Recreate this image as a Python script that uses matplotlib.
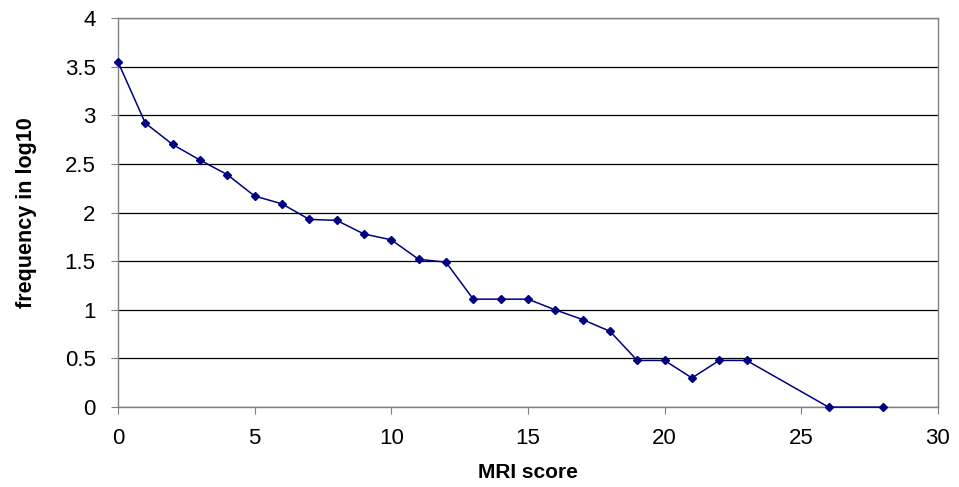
import matplotlib.pyplot as plt

plt.rcParams['font.family'] = ['Liberation Sans', 'DejaVu Sans']

# MRI score vs log10 frequency
mri_score = [0, 1, 2, 3, 4, 5, 6, 7, 8, 9, 10, 11, 12, 13, 14, 15, 16, 17, 18,
             19, 20, 21, 22, 23, 26, 28]
log_freq = [3.55, 2.92, 2.70, 2.54, 2.39, 2.17, 2.09, 1.93, 1.92, 1.78, 1.72,
            1.52, 1.49, 1.11, 1.11, 1.11, 1.00, 0.90, 0.78, 0.48, 0.48, 0.30,
            0.48, 0.48, 0.0, 0.0]

fig = plt.figure(figsize=(9.59, 4.87), dpi=100)
ax = fig.add_axes([0.123, 0.164, 0.855, 0.799])

ax.plot(mri_score, log_freq, color='#000080', linewidth=1.1,
        marker='D', markersize=4, clip_on=False, zorder=3)

ax.set_xlim(0, 30)
ax.set_ylim(0, 4)
ax.set_xticks(range(0, 31, 5))
ax.set_yticks([0, 0.5, 1, 1.5, 2, 2.5, 3, 3.5, 4])
ax.set_yticklabels(['0', '0.5', '1', '1.5', '2', '2.5', '3', '3.5', '4'])

ax.grid(axis='y', color='black', linewidth=0.9)
ax.set_axisbelow(True)
for s in ax.spines.values():
    s.set_color('#808080')
    s.set_linewidth(1.0)

ax.tick_params(axis='both', labelsize=16, direction='out', length=5,
               color='#808080')
ax.tick_params(axis='x', pad=10)
ax.tick_params(axis='y', pad=11)

ax.set_xlabel('MRI score', fontsize=15, fontweight='bold', labelpad=10)
ax.set_ylabel('frequency in log10', fontsize=15.5, fontweight='bold', labelpad=20)

fig.savefig('out.png', dpi=100)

○ ○ ○ ○ ○

Quote the data above in full and without alteration; skip the pictures.

#### Exercise response:
Recreate this image as a Python script that uses matplotlib.
import matplotlib.pyplot as plt

plt.rcParams['font.family'] = ['Liberation Sans', 'DejaVu Sans']

# MRI score vs log10 frequency
mri_score = [0, 1, 2, 3, 4, 5, 6, 7, 8, 9, 10, 11, 12, 13, 14, 15, 16, 17, 18,
             19, 20, 21, 22, 23, 26, 28]
log_freq = [3.55, 2.92, 2.70, 2.54, 2.39, 2.17, 2.09, 1.93, 1.92, 1.78, 1.72,
            1.52, 1.49, 1.11, 1.11, 1.11, 1.00, 0.90, 0.78, 0.48, 0.48, 0.30,
            0.48, 0.48, 0.0, 0.0]

fig = plt.figure(figsize=(9.59, 4.87), dpi=100)
ax = fig.add_axes([0.123, 0.164, 0.855, 0.799])

ax.plot(mri_score, log_freq, color='#000080', linewidth=1.1,
        marker='D', markersize=4, clip_on=False, zorder=3)

ax.set_xlim(0, 30)
ax.set_ylim(0, 4)
ax.set_xticks(range(0, 31, 5))
ax.set_yticks([0, 0.5, 1, 1.5, 2, 2.5, 3, 3.5, 4])
ax.set_yticklabels(['0', '0.5', '1', '1.5', '2', '2.5', '3', '3.5', '4'])

ax.grid(axis='y', color='black', linewidth=0.9)
ax.set_axisbelow(True)
for s in ax.spines.values():
    s.set_color('#808080')
    s.set_linewidth(1.0)

ax.tick_params(axis='both', labelsize=16, direction='out', length=5,
               color='#808080')
ax.tick_params(axis='x', pad=10)
ax.tick_params(axis='y', pad=11)

ax.set_xlabel('MRI score', fontsize=15, fontweight='bold', labelpad=10)
ax.set_ylabel('frequency in log10', fontsize=15.5, fontweight='bold', labelpad=20)

fig.savefig('out.png', dpi=100)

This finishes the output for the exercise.